Jesus, um caminho para
o abraço entre a paz e a justiça.
As casas,
mercados, ruas e praças estão repletas de luzes. Os espaços religiosos,
comerciais e de lazer estão tomados por melodias harmoniosas. Os shoppings estão abarrotados de mercadorias
e são invadidos por multidões movidas por um insaciável desejo de consumo.
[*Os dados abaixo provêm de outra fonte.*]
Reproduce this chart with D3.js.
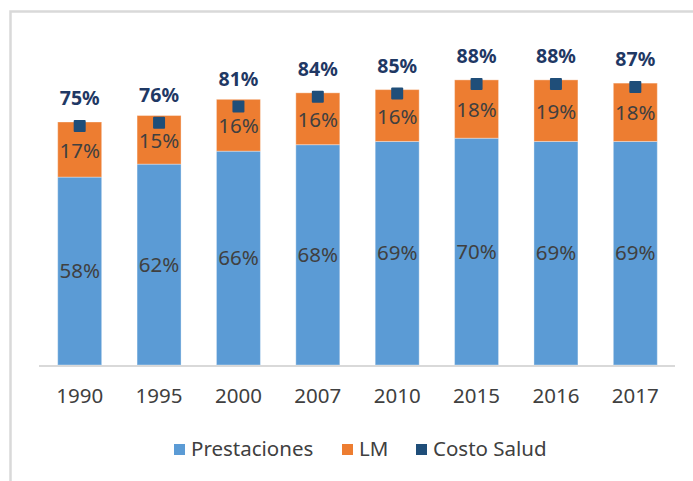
<!DOCTYPE html>
<html>
<head>
<meta charset="utf-8">
<script src="https://cdn.jsdelivr.net/npm/d3@7"></script>
<style>
  body { margin: 0; background: #fff; }
  svg { display: block; font-family: "Noto Sans", "Open Sans", sans-serif; }
</style>
</head>
<body>
<svg id="chart" width="693" height="481"></svg>
<script>
const years = ["1990", "1995", "2000", "2007", "2010", "2015", "2016", "2017"];
const prestaciones = [58, 62, 66, 68, 69, 70, 69, 69];
const lm = [17, 15, 16, 16, 16, 18, 19, 18];
const costoSalud = [75, 76, 81, 84, 85, 88, 88, 87];
const legendNames = ["Prestaciones", "LM", "Costo Salud"];

const colors = { blue: "#5b9bd5", orange: "#ed7d31", navy: "#1f4e79" };
const svg = d3.select("#chart");

// frame of the chart area (runs off the right and bottom)
svg.append("rect")
    .attr("x", 10.5).attr("y", 11.5)
    .attr("width", 720).attr("height", 520)
    .attr("fill", "none")
    .attr("stroke", "#d9d9d9")
    .attr("stroke-width", 2.5);

const x = d3.scaleBand()
    .domain(years)
    .range([40, 675])
    .paddingInner(0.446)
    .paddingOuter(0.223);

const y = d3.scaleLinear()
    .domain([0, 100])
    .range([365, 41]);

const rows = years.map((yr, i) => ({ yr, p: prestaciones[i], l: lm[i], c: costoSalud[i] }));

// blue bars
svg.selectAll("rect.prest")
    .data(rows)
    .join("rect")
    .attr("class", "prest")
    .attr("x", d => x(d.yr))
    .attr("y", d => y(d.p))
    .attr("width", x.bandwidth())
    .attr("height", d => y(0) - y(d.p))
    .attr("fill", colors.blue)
    .attr("stroke", "rgba(255,255,255,0.35)")
    .attr("stroke-width", 1);

// orange bars on top
svg.selectAll("rect.lm")
    .data(rows)
    .join("rect")
    .attr("class", "lm")
    .attr("x", d => x(d.yr))
    .attr("y", d => y(d.p + d.l))
    .attr("width", x.bandwidth())
    .attr("height", d => y(d.p) - y(d.p + d.l))
    .attr("fill", colors.orange)
    .attr("stroke", "rgba(255,255,255,0.35)")
    .attr("stroke-width", 1);

// labels inside the segments
svg.selectAll("text.plab")
    .data(rows)
    .join("text")
    .attr("class", "plab")
    .attr("x", d => x(d.yr) + x.bandwidth() / 2)
    .attr("y", d => (y(0) + y(d.p)) / 2 + 7)
    .attr("text-anchor", "middle")
    .attr("fill", "#404040")
    .attr("font-size", "20.5px")
    .text(d => d.p + "%");

svg.selectAll("text.llab")
    .data(rows)
    .join("text")
    .attr("class", "llab")
    .attr("x", d => x(d.yr) + x.bandwidth() / 2)
    .attr("y", d => (y(d.p) + y(d.p + d.l)) / 2 + 8)
    .attr("text-anchor", "middle")
    .attr("fill", "#404040")
    .attr("font-size", "20.5px")
    .text(d => d.l + "%");

// baseline
svg.append("line")
    .attr("x1", 39).attr("x2", 675)
    .attr("y1", y(0) + 1).attr("y2", y(0) + 1)
    .attr("stroke", "#d9d9d9")
    .attr("stroke-width", 2);

// costo salud markers
svg.selectAll("rect.costo")
    .data(rows)
    .join("rect")
    .attr("class", "costo")
    .attr("x", d => x(d.yr) + x.bandwidth() / 2 - 6)
    .attr("y", d => y(d.c) - 2)
    .attr("width", 12)
    .attr("height", 12)
    .attr("rx", 1)
    .attr("fill", colors.navy);

svg.selectAll("text.clab")
    .data(rows)
    .join("text")
    .attr("class", "clab")
    .attr("x", d => x(d.yr) + x.bandwidth() / 2)
    .attr("y", d => y(d.c) - 17)
    .attr("text-anchor", "middle")
    .attr("fill", "#1f3864")
    .attr("font-size", "19.5px")
    .attr("font-weight", "bold")
    .text(d => d.c + "%");

// x axis labels
const xAxis = svg.append("g")
    .attr("transform", `translate(0,${y(0)})`)
    .call(d3.axisBottom(x).tickSize(0).tickPadding(23.5));
xAxis.select(".domain").remove();
xAxis.selectAll("text")
    .attr("font-size", "20.5px")
    .attr("font-family", "Noto Sans, sans-serif")
    .attr("fill", "#404040");

// legend
const legendX = [174, 342, 416];
const legendColors = [colors.blue, colors.orange, colors.navy];
const legend = svg.selectAll("g.leg")
    .data(legendNames)
    .join("g")
    .attr("class", "leg")
    .attr("transform", (d, i) => `translate(${legendX[i]},444)`);
legend.append("rect")
    .attr("x", 0).attr("y", 0)
    .attr("width", 11).attr("height", 11)
    .attr("fill", (d, i) => legendColors[i]);
legend.append("text")
    .attr("x", 17)
    .attr("y", 12)
    .attr("fill", "#404040")
    .attr("font-size", "20.5px")
    .text(d => d);
</script>
</body>
</html>
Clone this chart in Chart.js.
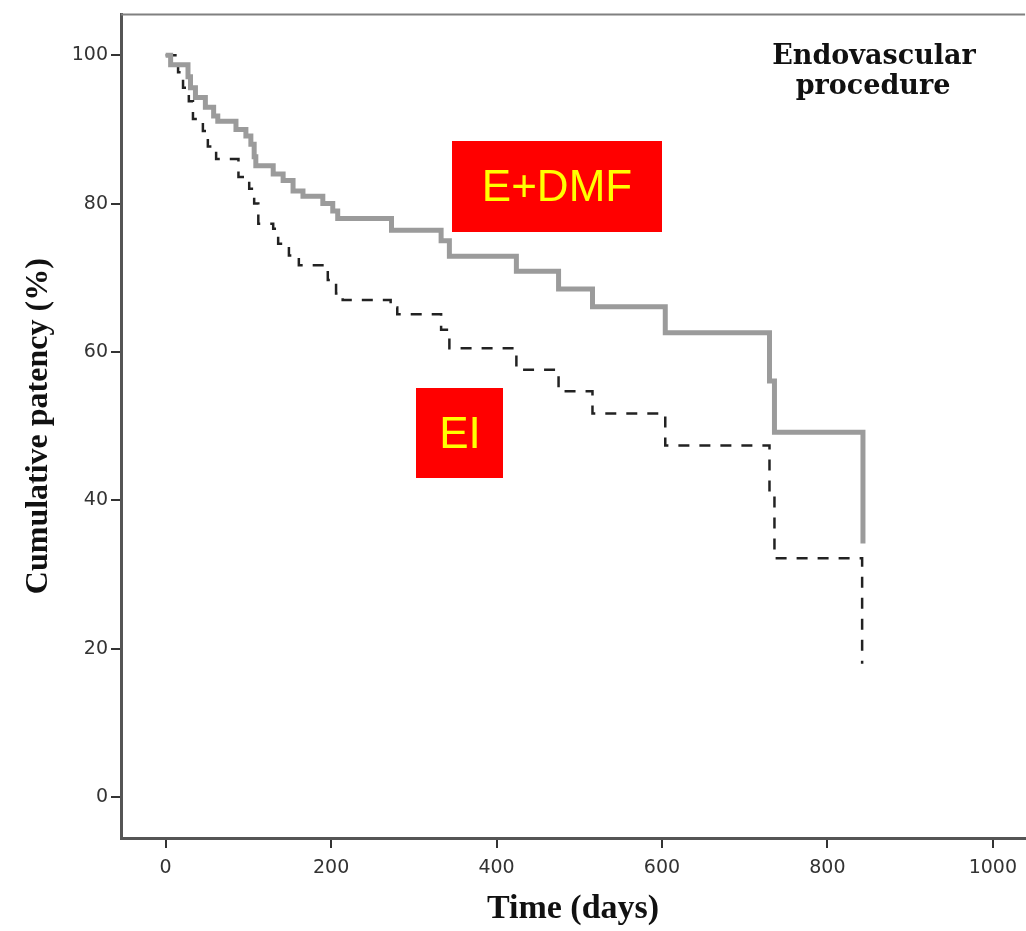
<!DOCTYPE html>
<html>
<head>
<meta charset="utf-8">
<script src="https://cdn.jsdelivr.net/npm/chart.js@4.4.1/dist/chart.umd.min.js"></script>
<style>
  html, body { margin: 0; padding: 0; background: #fff; }
</style>
</head>
<body>
<canvas id="myChart" width="1026" height="931"></canvas>
<script>
// Kaplan-Meier steps (day of event, patency % after it)
const dmfDays = [0, 6, 27, 30, 36, 48, 58, 63, 85, 97, 103, 107, 109, 130, 142, 154, 166, 190, 202, 208, 273, 333, 343, 424, 475, 516, 604, 730, 736, 843];
const dmfPatency = [100, 98.7, 97.1, 95.6, 94.3, 93.0, 91.8, 91.1, 90.0, 89.1, 88.0, 86.3, 85.1, 84.0, 83.1, 81.7, 81.0, 80.0, 79.0, 78.0, 76.4, 75.0, 72.9, 70.9, 68.5, 66.1, 62.6, 56.1, 49.2, 34.2];

const eiDays = [0, 15, 21, 28, 33, 45, 51, 61, 88, 101, 107, 112, 130, 136, 149, 161, 196, 206, 214, 272, 280, 333, 343, 424, 475, 516, 604, 730, 736, 842];
const eiPatency = [100, 97.7, 95.6, 93.8, 91.4, 89.8, 87.7, 86.0, 83.6, 82.0, 80.0, 77.3, 76.6, 74.6, 73.0, 71.7, 69.7, 67.9, 67.0, 66.0, 65.1, 63.0, 60.5, 57.6, 54.7, 51.7, 47.4, 40.7, 32.2, 18.0];

const xTicks = [0, 200, 400, 600, 800, 1000];
const yTicks = [0, 20, 40, 60, 80, 100];

function toPoints(days, vals) {
    return days.map((d, i) => ({ x: d, y: vals[i] }));
}

// red boxes and the panel caption
const notesPlugin = {
    id: 'notes',
    afterDraw(chart) {
        const ctx = chart.ctx;
        const area = chart.chartArea;
        ctx.save();
        ctx.strokeStyle = '#808080';
        ctx.lineWidth = 2;
        ctx.beginPath();
        ctx.moveTo(area.left, area.top);
        ctx.lineTo(area.right, area.top);
        ctx.stroke();

        ctx.fillStyle = '#ff0000';
        ctx.fillRect(452, 141, 210, 91);
        ctx.fillRect(416, 388, 87, 90);
        ctx.fillStyle = '#ffff00';
        ctx.font = '44px "Liberation Sans"';
        ctx.textAlign = 'center';
        ctx.textBaseline = 'middle';
        ctx.fillText('E+DMF', 557, 189);
        ctx.fillText('EI', 460, 436);

        ctx.fillStyle = '#111';
        ctx.font = 'bold 27px "DejaVu Serif"';
        ctx.textBaseline = 'alphabetic';
        ctx.fillText('Endovascular', 874, 64);
        ctx.fillText('procedure', 873, 94);
        ctx.restore();
    }
};

const config = {
    type: 'line',
    data: {
        datasets: [{
            label: 'E+DMF',
            data: toPoints(dmfDays, dmfPatency),
            stepped: 'before',
            borderColor: '#9b9b9b',
            borderWidth: 5,
            pointRadius: 0,
            fill: false
        }, {
            label: 'EI',
            data: toPoints(eiDays, eiPatency),
            stepped: 'before',
            borderColor: '#222',
            borderWidth: 2.5,
            borderDash: [11, 10],
            pointRadius: 0,
            fill: false
        }]
    },
    options: {
        responsive: false,
        animation: false,
        layout: { padding: { left: 20, top: 10, right: 0, bottom: 0 } },
        plugins: {
            legend: { display: false },
            tooltip: { enabled: false }
        },
        scales: {
            x: {
                type: 'linear',
                min: -54,
                max: 1039,
                afterBuildTicks: scale => { scale.ticks = xTicks.map(v => ({ value: v })); },
                afterFit: scale => { scale.height = 93; },
                border: { color: '#555', width: 3 },
                grid: { drawOnChartArea: false, tickLength: 10, color: '#333', lineWidth: 2 },
                ticks: {
                    color: '#333',
                    font: { family: 'DejaVu Sans', size: 19 },
                    padding: 9,
                    callback: value => String(value)
                },
                title: {
                    display: true,
                    text: 'Time (days)',
                    color: '#111',
                    font: { family: 'Liberation Serif', size: 34, weight: 'bold' },
                    padding: { top: 0, bottom: 1 }
                }
            },
            y: {
                min: -5.5,
                max: 105.5,
                afterBuildTicks: scale => { scale.ticks = yTicks.map(v => ({ value: v })); },
                afterFit: scale => { scale.width = 101; },
                border: { color: '#555', width: 3 },
                grid: { drawOnChartArea: false, tickLength: 10, color: '#333', lineWidth: 2 },
                ticks: { color: '#333', font: { family: 'DejaVu Sans', size: 19 }, padding: 3 },
                title: {
                    display: true,
                    text: 'Cumulative patency (%)',
                    color: '#111',
                    font: { family: 'Liberation Serif', size: 32, weight: 'bold' },
                    padding: { top: 0, bottom: 0 }
                }
            }
        }
    },
    plugins: [notesPlugin]
};

new Chart(document.getElementById('myChart'), config);
</script>
</body>
</html>
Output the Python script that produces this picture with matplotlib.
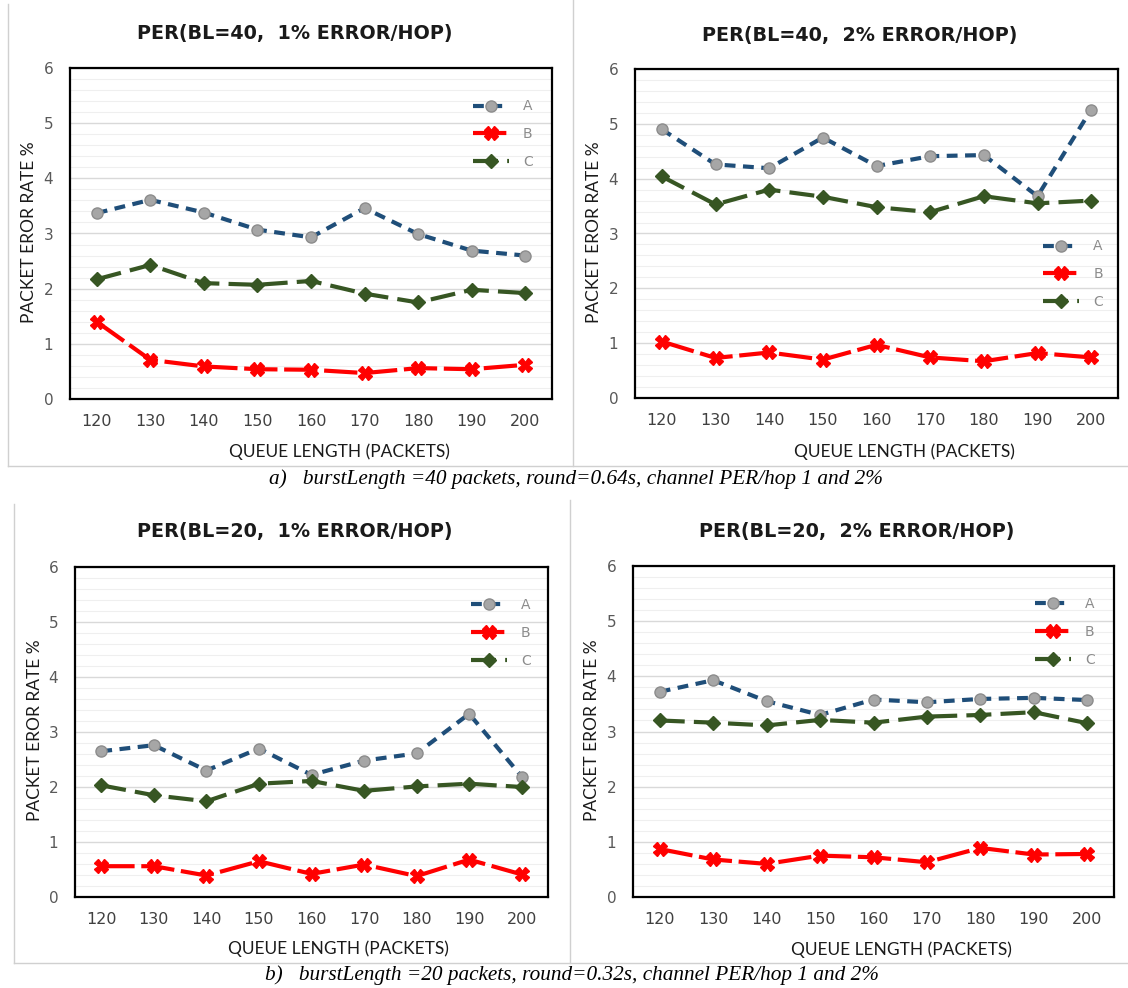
import matplotlib
matplotlib.use("Agg")
import matplotlib.pyplot as plt
from matplotlib.lines import Line2D

W, H = 1128, 988

queue = ["120", "130", "140", "150", "160", "170", "180", "190", "200"]

# PER values (%), one list per scheme and scenario
bl40_1_A = [3.37, 3.61, 3.38, 3.07, 2.93, 3.46, 2.99, 2.69, 2.60]
bl40_1_B = [1.40, 0.71, 0.59, 0.54, 0.53, 0.47, 0.56, 0.54, 0.62]
bl40_1_C = [2.17, 2.43, 2.10, 2.07, 2.14, 1.91, 1.75, 1.98, 1.92]

bl40_2_A = [4.90, 4.26, 4.19, 4.75, 4.23, 4.41, 4.43, 3.68, 5.26]
bl40_2_B = [1.03, 0.73, 0.83, 0.70, 0.97, 0.74, 0.67, 0.82, 0.74]
bl40_2_C = [4.04, 3.53, 3.80, 3.67, 3.48, 3.39, 3.68, 3.55, 3.60]

bl20_1_A = [2.65, 2.76, 2.30, 2.70, 2.22, 2.48, 2.61, 3.33, 2.19]
bl20_1_B = [0.56, 0.56, 0.39, 0.65, 0.42, 0.59, 0.38, 0.68, 0.41]
bl20_1_C = [2.03, 1.85, 1.74, 2.06, 2.11, 1.93, 2.01, 2.06, 2.00]

bl20_2_A = [3.72, 3.93, 3.55, 3.30, 3.58, 3.53, 3.59, 3.61, 3.57]
bl20_2_B = [0.87, 0.68, 0.60, 0.75, 0.72, 0.63, 0.89, 0.77, 0.78]
bl20_2_C = [3.20, 3.16, 3.11, 3.21, 3.16, 3.27, 3.30, 3.35, 3.15]

titles = ["PER(BL=40,  1% ERROR/HOP)", "PER(BL=40,  2% ERROR/HOP)",
          "PER(BL=20,  1% ERROR/HOP)", "PER(BL=20,  2% ERROR/HOP)"]
captions = ["a)   burstLength =40 packets, round=0.64s, channel PER/hop 1 and 2%",
            "b)   burstLength =20 packets, round=0.32s, channel PER/hop 1 and 2%"]

panels = [
    dict(data=(bl40_1_A, bl40_1_B, bl40_1_C), box=(70, 68, 552, 399),
         title=(295, 33), ylab=(29, 232), xlab=(339, 452), leg=(0.836, 0.905)),
    dict(data=(bl40_2_A, bl40_2_B, bl40_2_C), box=(635, 69, 1118, 398),
         title=(860, 35), ylab=(594, 232), xlab=(904, 452), leg=(0.845, 0.482)),
    dict(data=(bl20_1_A, bl20_1_B, bl20_1_C), box=(75, 567, 548, 897),
         title=(295, 532), ylab=(35, 730), xlab=(338, 949), leg=(0.837, 0.906)),
    dict(data=(bl20_2_A, bl20_2_B, bl20_2_C), box=(633, 566, 1114, 897),
         title=(857, 532), ylab=(592, 730), xlab=(901, 950), leg=(0.836, 0.906)),
]

styles = [
    dict(label="A", color="#1f4e79", dashes=(2.6, 1.8), marker="o", ms=8,
         mfc="#a6a6a6", mec="#8c8c8c"),
    dict(label="B", color="#ff0000", dashes=(8, 1.6), marker="X", ms=10,
         mfc="#ff0000", mec="#ff0000"),
    dict(label="C", color="#375623", dashes=(6, 2.2), marker="D", ms=7,
         mfc="#375623", mec="#375623"),
]

fig = plt.figure(figsize=(W / 100, H / 100), dpi=100)
fig.patch.set_facecolor("white")


def fx(x):
    return x / W


def fy(y):
    return 1 - y / H


# light frames around the chart panels
frame = dict(color="#d0d0d0", lw=1.0)
fig.add_artist(Line2D([fx(8), fx(8)], [fy(4), fy(466)], **frame))
fig.add_artist(Line2D([fx(573), fx(573)], [fy(0), fy(466)], **frame))
fig.add_artist(Line2D([fx(8), fx(1128)], [fy(466), fy(466)], **frame))
fig.add_artist(Line2D([fx(14), fx(14)], [fy(504), fy(963)], **frame))
fig.add_artist(Line2D([fx(570), fx(570)], [fy(500), fy(963)], **frame))
fig.add_artist(Line2D([fx(14), fx(1128)], [fy(963), fy(963)], **frame))

x = list(range(len(queue)))

for p, title in zip(panels, titles):
    l, t, r, b = p["box"]
    ax = fig.add_axes([fx(l), fy(b), (r - l) / W, (b - t) / H])
    ax.set_xlim(-0.5, len(queue) - 0.5)
    ax.set_ylim(0, 6)
    ax.set_yticks(range(7))
    ax.set_yticks([i * 0.2 for i in range(31)], minor=True)
    ax.set_xticks(x)
    ax.set_xticklabels(queue)
    ax.grid(axis="y", which="major", color="#d9d9d9", lw=1.0)
    ax.grid(axis="y", which="minor", color="#efefef", lw=0.8)
    ax.set_axisbelow(True)
    ax.tick_params(axis="both", which="both", length=0)
    ax.tick_params(axis="y", pad=12, labelsize=11, labelcolor="#595959")
    ax.tick_params(axis="x", pad=11, labelsize=11.5, labelcolor="#404040")
    for s in ax.spines.values():
        s.set_linewidth(1.6)
        s.set_color("black")

    for vals, st in zip(p["data"], styles):
        ax.plot(x, vals, color=st["color"], lw=3.0, dashes=st["dashes"],
                marker=st["marker"], markersize=st["ms"],
                markerfacecolor=st["mfc"], markeredgecolor=st["mec"],
                markeredgewidth=1.0, label=st["label"])

    ax.legend(loc="upper left", bbox_to_anchor=p["leg"], frameon=False,
              borderpad=0, borderaxespad=0, handlelength=2.6,
              handletextpad=1.0, labelspacing=1.0, fontsize=10,
              labelcolor="#8c8c8c", numpoints=1)

    fig.text(fx(p["title"][0]), fy(p["title"][1]), title, ha="center",
             va="center", fontsize=13.8, fontweight="bold", color="#1a1a1a")
    fig.text(fx(p["ylab"][0]), fy(p["ylab"][1]), "PACKET EROR RATE %",
             rotation=90, ha="center", va="center", fontsize=12.5,
             family="Lato", color="#1a1a1a")
    fig.text(fx(p["xlab"][0]), fy(p["xlab"][1]), "QUEUE LENGTH (PACKETS)",
             ha="center", va="center", fontsize=12.5, family="Lato",
             color="#1a1a1a")

fig.text(fx(269), fy(479), captions[0], ha="left", va="center",
         fontsize=15.3, family="Liberation Serif", style="italic")
fig.text(fx(265), fy(975), captions[1], ha="left", va="center",
         fontsize=15.3, family="Liberation Serif", style="italic")

fig.savefig("out.png", dpi=100, facecolor="white")
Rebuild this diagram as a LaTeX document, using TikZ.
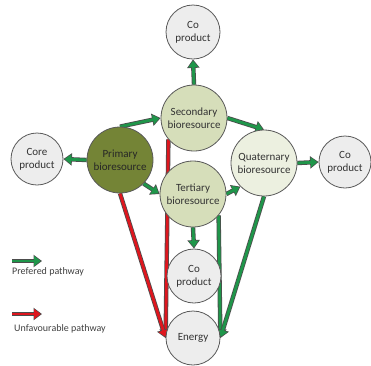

Entretanto, uma sensação de noite escura provoca um temor que insiste em não
desaparecer. E um sentimento de vazio insaciável sobrevive às mesas fartas e à
abundância de bebidas. Objetivamente, jugos diversos oprimem o povo, cargas
insuportáveis são jogadas nas suas costas. E um desejo insistente e profundo
desejo de paz e bem queima nossa alma.
Naquele tempo, quando
Quirino governava a região, César Augusto decretou em Roma uma medida que mexeu
com a vida do povo de Israel, como se já não estivesse difícil demais. Usando
as palavras de Isaías, a canga da opressão política, econômica e religiosa
vergava o pescoço dos pobres; a prepotência dos fiscais se superava a cada dia
na forma e na intensidade; as tropas de soldados, com suas botas ruidosas e
suas fardas ensanguentadas, desfilavam para assustar o povo da roça e da
cidade. O povo vivia como os pastores, obrigados a trabalhos noturnos e
acossados permanentemente pelo medo de tudo e de todos.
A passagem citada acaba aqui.